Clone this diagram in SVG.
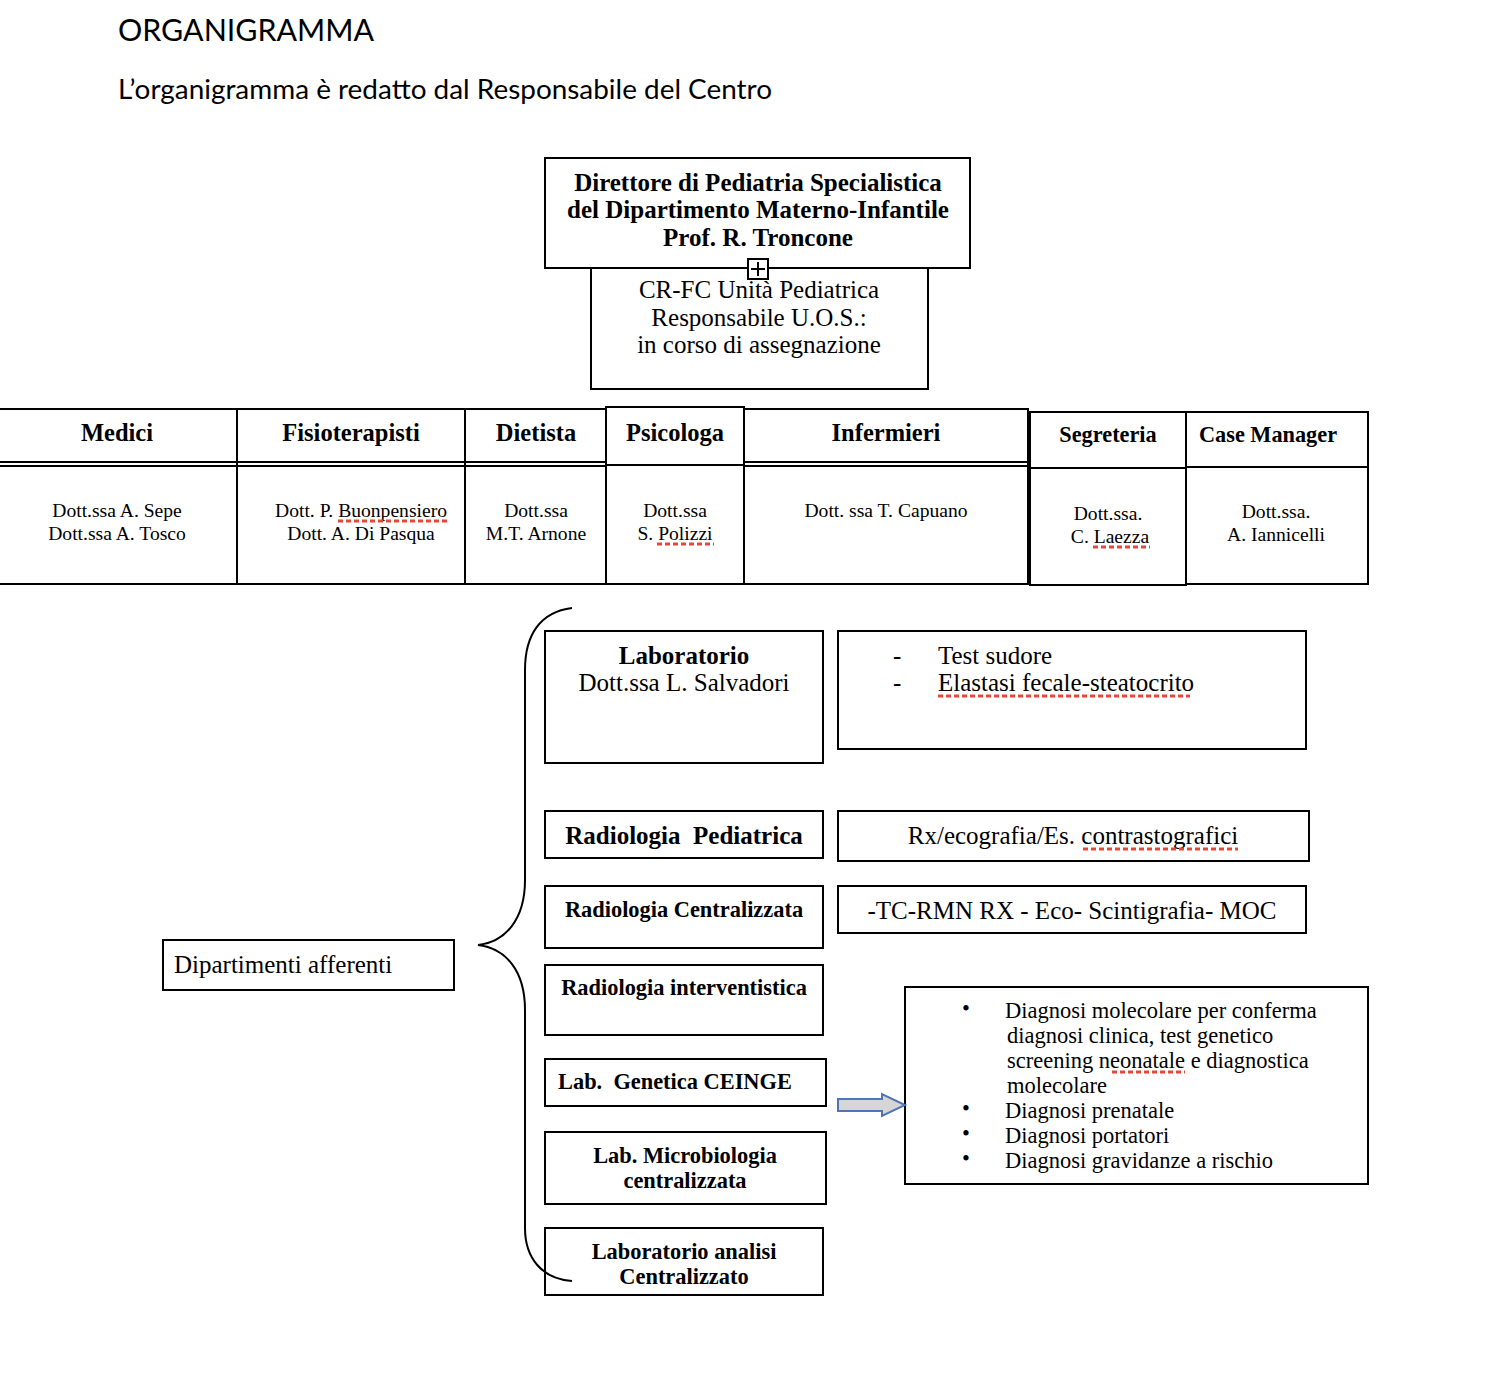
<svg xmlns="http://www.w3.org/2000/svg" width="1496" height="1374" viewBox="0 0 1496 1374">
<style>
.box{fill:#fff;stroke:#000;stroke-width:2}
.ln{stroke:#000;stroke-width:2;fill:none}
.h{font-family:"Lato","Open Sans",sans-serif;fill:#000}
.s{font-family:"Liberation Serif","Times New Roman",serif;fill:#000}
.b{font-weight:bold}
.c{text-anchor:middle}
.sq{stroke:#e8463a;stroke-width:3;stroke-dasharray:5,3;fill:none}
</style>
<rect width="1496" height="1374" fill="#fff"/>
<text class="h" x="118" y="41" font-size="31" textLength="256" lengthAdjust="spacingAndGlyphs">ORGANIGRAMMA</text>
<text class="h" x="118" y="99" font-size="27" textLength="654" lengthAdjust="spacingAndGlyphs">L’organigramma è redatto dal Responsabile del Centro</text>

<g id="cr-fc">
<rect class="box" x="591" y="268" width="337" height="121"/>
<text class="s c" font-size="25" x="759" y="298">CR-FC Unità Pediatrica</text>
<text class="s c" font-size="25" x="759" y="326">Responsabile U.O.S.:</text>
<text class="s c" font-size="25" x="759" y="353">in corso di assegnazione</text>
</g>
<g id="direttore">
<rect class="box" x="545" y="158" width="425" height="110"/>
<text class="s b c" font-size="25" x="758" y="191">Direttore di Pediatria Specialistica</text>
<text class="s b c" font-size="25" x="758" y="218">del Dipartimento Materno-Infantile</text>
<text class="s b c" font-size="25" x="758" y="246">Prof. R. Troncone</text>
</g>
<g id="plus">
<rect x="748" y="259" width="20" height="20" fill="#fff" stroke="#000" stroke-width="2"/>
<path class="ln" d="M758 262V276M751 269H765" stroke-width="1.5"/>
</g>

<g id="table">
<g id="medici">
<path class="ln" d="M0 409H237V584H0M0 462H237M0 466H237"/>
<text class="s b c" font-size="24.5" x="117" y="441">Medici</text>
<text class="s c" font-size="19.6" x="117" y="517">Dott.ssa A. Sepe</text>
<text class="s c" font-size="19.6" x="117" y="540">Dott.ssa A. Tosco</text>
</g>
<g id="fisioterapisti">
<path class="ln" d="M237 409H465V584H237M237 462H465M237 466H465"/>
<text class="s b c" font-size="24.5" x="351" y="441">Fisioterapisti</text>
<text class="s c" font-size="19.6" x="361" y="517">Dott. P. Buonpensiero</text>
<text class="s c" font-size="19.6" x="361" y="540">Dott. A. Di Pasqua</text>
<path class="sq" d="M338 521H447"/>
</g>
<g id="dietista">
<path class="ln" d="M465 409H606V584H465M465 462H606M465 466H606"/>
<text class="s b c" font-size="24.5" x="536" y="441">Dietista</text>
<text class="s c" font-size="19.6" x="536" y="517">Dott.ssa</text>
<text class="s c" font-size="19.6" x="536" y="540">M.T. Arnone</text>
</g>
<g id="psicologa">
<path class="ln" d="M606 407H744V584H606ZM606 465H744"/>
<text class="s b c" font-size="24.5" x="675" y="441">Psicologa</text>
<text class="s c" font-size="19.6" x="675" y="517">Dott.ssa</text>
<text class="s c" font-size="19.6" x="675" y="540">S. Polizzi</text>
<path class="sq" d="M657 544H714"/>
</g>
<g id="infermieri">
<path class="ln" d="M744 409H1028V584H744M744 462H1028M744 466H1028"/>
<text class="s b c" font-size="24.5" x="886" y="441">Infermieri</text>
<text class="s c" font-size="19.6" x="886" y="517">Dott. ssa T. Capuano</text>
</g>
<g id="segreteria">
<path class="ln" d="M1030 412H1186V585H1030ZM1030 468H1186"/>
<text class="s b c" font-size="22.3" x="1108" y="442">Segreteria</text>
<text class="s c" font-size="19.6" x="1108" y="520">Dott.ssa.</text>
<text class="s c" font-size="19.6" x="1110" y="543">C. Laezza</text>
<path class="sq" d="M1093 547H1150"/>
</g>
<g id="case-manager">
<path class="ln" d="M1186 412H1368V584H1186ZM1186 467H1368"/>
<text class="s b c" font-size="22.3" x="1268" y="442">Case Manager</text>
<text class="s c" font-size="19.6" x="1276" y="518">Dott.ssa.</text>
<text class="s c" font-size="19.6" x="1276" y="541">A. Iannicelli</text>
</g>
</g>

<g id="dipartimenti">
<rect class="box" x="163" y="940" width="291" height="50"/>
<text class="s" font-size="25" x="174" y="973">Dipartimenti afferenti</text>
</g>

<g id="laboratorio">
<rect class="box" x="545" y="631" width="278" height="132"/>
<text class="s b c" font-size="25" x="684" y="664">Laboratorio</text>
<text class="s c" font-size="25" x="684" y="691">Dott.ssa L. Salvadori</text>
</g>
<g id="lab-tests">
<rect class="box" x="838" y="631" width="468" height="118"/>
<text class="s" font-size="25" x="893" y="664">-</text>
<text class="s" font-size="25" x="938" y="664">Test sudore</text>
<text class="s" font-size="25" x="893" y="691">-</text>
<text class="s" font-size="25" x="938" y="691">Elastasi fecale-steatocrito</text>
<path class="sq" d="M938 696H1190"/>
</g>

<g id="rad-pediatrica">
<rect class="box" x="545" y="811" width="278" height="47"/>
<text class="s b c" font-size="25" x="684" y="844" xml:space="preserve">Radiologia  Pediatrica</text>
</g>
<g id="rad-ped-esami">
<rect class="box" x="838" y="811" width="471" height="50"/>
<text class="s c" font-size="25" x="1073" y="844">Rx/ecografia/Es. contrastografici</text>
<path class="sq" d="M1083 849H1238"/>
</g>

<g id="rad-centralizzata">
<rect class="box" x="545" y="886" width="278" height="62"/>
<text class="s b c" font-size="22.4" x="684" y="917">Radiologia Centralizzata</text>
</g>
<g id="rad-centr-esami">
<rect class="box" x="838" y="886" width="468" height="47"/>
<text class="s c" font-size="25" x="1072" y="919">-TC-RMN RX - Eco- Scintigrafia- MOC</text>
</g>

<g id="rad-interventistica">
<rect class="box" x="545" y="965" width="278" height="70"/>
<text class="s b c" font-size="22.4" x="684" y="995">Radiologia interventistica</text>
</g>

<g id="lab-genetica">
<rect class="box" x="545" y="1059" width="281" height="47"/>
<text class="s b" font-size="22.4" x="558" y="1089" xml:space="preserve">Lab.  Genetica CEINGE</text>
</g>

<g id="genetica-servizi">
<rect class="box" x="905" y="987" width="463" height="197"/>
<g class="s" font-size="22.5">
<text x="962" y="1016">•</text>
<text x="1005" y="1018">Diagnosi molecolare per conferma</text>
<text x="1007" y="1043">diagnosi clinica, test genetico</text>
<text x="1007" y="1068">screening neonatale e diagnostica</text>
<text x="1007" y="1093">molecolare</text>
<text x="962" y="1116">•</text>
<text x="1005" y="1118">Diagnosi prenatale</text>
<text x="962" y="1141">•</text>
<text x="1005" y="1143">Diagnosi portatori</text>
<text x="962" y="1166">•</text>
<text x="1005" y="1168">Diagnosi gravidanze a rischio</text>
</g>
<path class="sq" d="M1112 1072H1185"/>
</g>

<g id="lab-microbiologia">
<rect class="box" x="545" y="1132" width="281" height="72"/>
<text class="s b c" font-size="22.4" x="685" y="1163">Lab. Microbiologia</text>
<text class="s b c" font-size="22.4" x="685" y="1188">centralizzata</text>
</g>

<g id="lab-analisi">
<rect class="box" x="545" y="1228" width="278" height="67"/>
<text class="s b c" font-size="22.4" x="684" y="1259">Laboratorio analisi</text>
<text class="s b c" font-size="22.4" x="684" y="1284">Centralizzato</text>
</g>

<g id="connectors">
<path id="brace" class="ln" d="M572 608C540 612 525 635 525 670V880C525 920 505 942 478 945C505 948 525 970 525 1010V1228C525 1258 542 1279 572 1281"/>
<path id="arrow" d="M838 1099H882V1094L905 1105L882 1116V1111H838Z" fill="#d6d6d6" stroke="#4f75b8" stroke-width="2"/>
</g>
</svg>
---------------
**PROBLEM DETAILS:**
Give again, word for word, every line from the top of the data through the line with "Responsabile del Centro</text>", both ends included, and exclude the pictures.

**WRITTEN ANSWER:**
Clone this diagram in SVG.
<svg xmlns="http://www.w3.org/2000/svg" width="1496" height="1374" viewBox="0 0 1496 1374">
<style>
.box{fill:#fff;stroke:#000;stroke-width:2}
.ln{stroke:#000;stroke-width:2;fill:none}
.h{font-family:"Lato","Open Sans",sans-serif;fill:#000}
.s{font-family:"Liberation Serif","Times New Roman",serif;fill:#000}
.b{font-weight:bold}
.c{text-anchor:middle}
.sq{stroke:#e8463a;stroke-width:3;stroke-dasharray:5,3;fill:none}
</style>
<rect width="1496" height="1374" fill="#fff"/>
<text class="h" x="118" y="41" font-size="31" textLength="256" lengthAdjust="spacingAndGlyphs">ORGANIGRAMMA</text>
<text class="h" x="118" y="99" font-size="27" textLength="654" lengthAdjust="spacingAndGlyphs">L’organigramma è redatto dal Responsabile del Centro</text>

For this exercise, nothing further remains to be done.